On the title track we can hear the influence of Tom Petty.

I didn’t realise this, unless it was subconscious, but I was listening to a song from ‘Into The Great Wide Open’ called For All The Wrong Reasons. That almost sounds like I copied it…but I didn’t.  I think his music is the blueprint of how to do modern rock ‘n’ roll. And the stuff he made with Jeff Lynne…if you look back a lot of people are saying it’s over produced. I’m like ‘what the fuck are you talking about?’.

This guy was making the music he wanted to make, they produced it the way they produced it and it’s fucking awesome. But I’m a huge Petty fan and a huge fan of other ‘80s and ‘90s rockers like Bryan Adams, with a B. So with ‘Tenderheart’ I had a chance to stretch out with some of that soft rock vibe and I really love how that song turned out.
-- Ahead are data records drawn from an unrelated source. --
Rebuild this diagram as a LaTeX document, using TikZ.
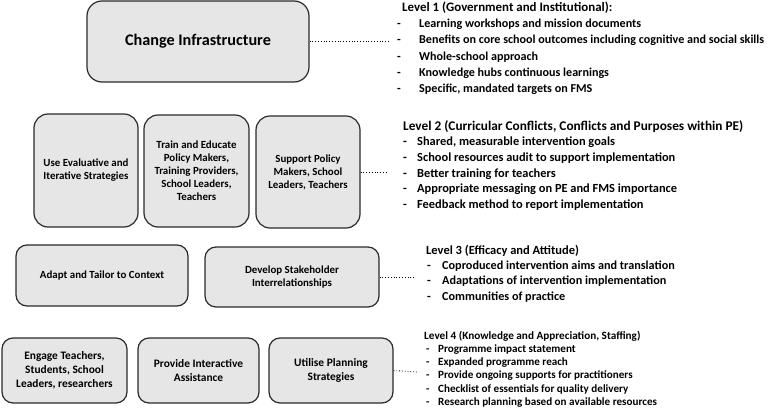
\documentclass[tikz,border=0pt]{standalone}
\usepackage{fontspec}
\setmainfont{Carlito}
\definecolor{boxfill}{HTML}{E6E6E6}
\definecolor{boxline}{HTML}{2A2A2A}
\begin{document}
\begin{tikzpicture}[x=1pt,y=-1pt,
  sbox/.style={draw=boxline,fill=boxfill,line width=1.2pt,rounded corners=#1,align=center,inner sep=1pt,
    font=\bfseries\fontsize{10.9}{13}\selectfont},
  sbox/.default=12pt,
  conn/.style={dotted,line width=0.8pt,black},
  ttl/.style={anchor=mid west,inner sep=0pt,font=\bfseries\fontsize{#1}{#1}\selectfont},
  itm/.style={anchor=mid west,inner sep=0pt,font=\bfseries\fontsize{#1}{#1}\selectfont},
]
\useasboundingbox (0,0) rectangle (777,410);
% boxes
\node[sbox=15pt,minimum width=222pt,minimum height=81pt,font=\bfseries\fontsize{16.2}{19}\selectfont] (ci) at (198,41.5) {Change Infrastructure};
\node[sbox=14pt,minimum width=104pt,minimum height=113pt] (r2a) at (86,170.5) {Use Evaluative and\\Iterative Strategies};
\node[sbox=14pt,minimum width=105pt,minimum height=112pt] (r2b) at (196.5,171) {Train and Educate\\Policy Makers,\\Training Providers,\\School Leaders,\\Teachers};
\node[sbox=14pt,minimum width=104pt,minimum height=112pt] (r2c) at (308,172) {Support Policy\\Makers, School\\Leaders, Teachers};
\node[sbox=11pt,minimum width=172pt,minimum height=61pt] (r3a) at (102,275.5) {Adapt and Tailor to Context};
\node[sbox=11pt,minimum width=174pt,minimum height=60pt] (r3b) at (292,277) {Develop Stakeholder\\Interrelationships};
\tikzset{r4/.style={sbox=11pt,minimum height=65pt,font=\bfseries\fontsize{11.4}{14}\selectfont}}
\node[r4,minimum width=125pt] (r4a) at (64.5,370.5) {Engage Teachers,\\Students, School\\Leaders, researchers};
\node[r4,minimum width=121pt] (r4b) at (198.5,370.5) {Provide Interactive\\Assistance};
\node[r4,minimum width=124pt] (r4c) at (331,370.5) {Utilise Planning\\Strategies};
% connector ends
\coordinate (e1) at (389,41.5);
\coordinate (e2) at (388,172);
\coordinate (e3) at (415,277);
\coordinate (e4) at (417,372);
\draw[conn] (ci.east) -- (e1);
\draw[conn] (r2c.east) -- (e2);
\draw[conn] (r3b.east) -- (e3);
\draw[conn] (r4c.east) -- (e4);
% Level 1
\node[ttl=12.9] (t1) at (402,9) {Level 1 (Government and Institutional):};
\foreach \t [count=\i] in {Learning workshops and mission documents,Benefits on core school outcomes including cognitive and social skills,Whole-school approach,Knowledge hubs continuous learnings,{Specific, mandated targets on FMS}}{
  \node[itm=12.1] (d1\i) at (397,{9+16.3*\i}) {-};
  \node[itm=12.1] (i1\i) at (419,{9+16.3*\i}) {\t};
}
% Level 2
\node[ttl=13.3] (t2) at (403,128) {Level 2 (Curricular Conflicts, Conflicts and Purposes within PE)};
\foreach \t [count=\i] in {{Shared, measurable intervention goals},School resources audit to support implementation,Better training for teachers,Appropriate messaging on PE and FMS importance,Feedback method to report implementation}{
  \node[itm=12.4] (d2\i) at (403,{128+15.6*\i}) {-};
  \node[itm=12.4] (i2\i) at (417,{128+15.6*\i}) {\t};
}
% Level 3
\node[ttl=12.5] (t3) at (426,252) {Level 3 (Efficacy and Attitude)};
\foreach \t [count=\i] in {Coproduced intervention aims and translation,Adaptations of intervention implementation,Communities of practice}{
  \node[itm=12.2] (d3\i) at (427,{252+15.3*\i}) {-};
  \node[itm=12.2] (i3\i) at (442,{252+15.3*\i}) {\t};
}
% Level 4
\node[ttl=11.2] (t4) at (424,337) {Level 4 (Knowledge and Appreciation, Staffing)};
\foreach \t [count=\i] in {Programme impact statement,Expanded programme reach,Provide ongoing supports for practitioners,Checklist of essentials for quality delivery,Research planning based on available resources}{
  \node[itm=11.1] (d4\i) at (426,{337+13.2*\i}) {-};
  \node[itm=11.1] (i4\i) at (438,{337+13.2*\i}) {\t};
}
\end{tikzpicture}
\end{document}
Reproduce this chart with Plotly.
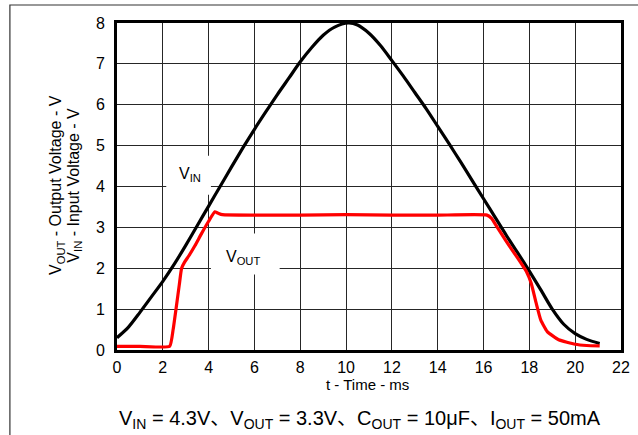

How does Bottomless Mimosas reflect your experiences?

I think it’s me poking fun at a superficial side of LA culture. All these haggard party goers stumbling into the overpriced café in West Hollywood on Saturday morning. But I’ve definitely been that person as well. It’s kind of like a self-critique at the same moment it’s a little poke at the thing I see. I’ve definitely been laughing at the people with their face in their phones and I’ve been the guy with my face in the phone.

Bougainvillea, I Think also sounds very personal.

Yeah, it is and was a story I wanted to write for a long time and knew it was in there somewhere. The heart of the sadness in that song is also about the faded glory of LA, the city herself is a strange place of being beautiful at times but also like a silent film star from the 20s who’s lost her reflection in the mirror. It’s literal and symbolic.

You often talk about the special sadness in LA and how it seeps into the music that comes from there. How would you explain it?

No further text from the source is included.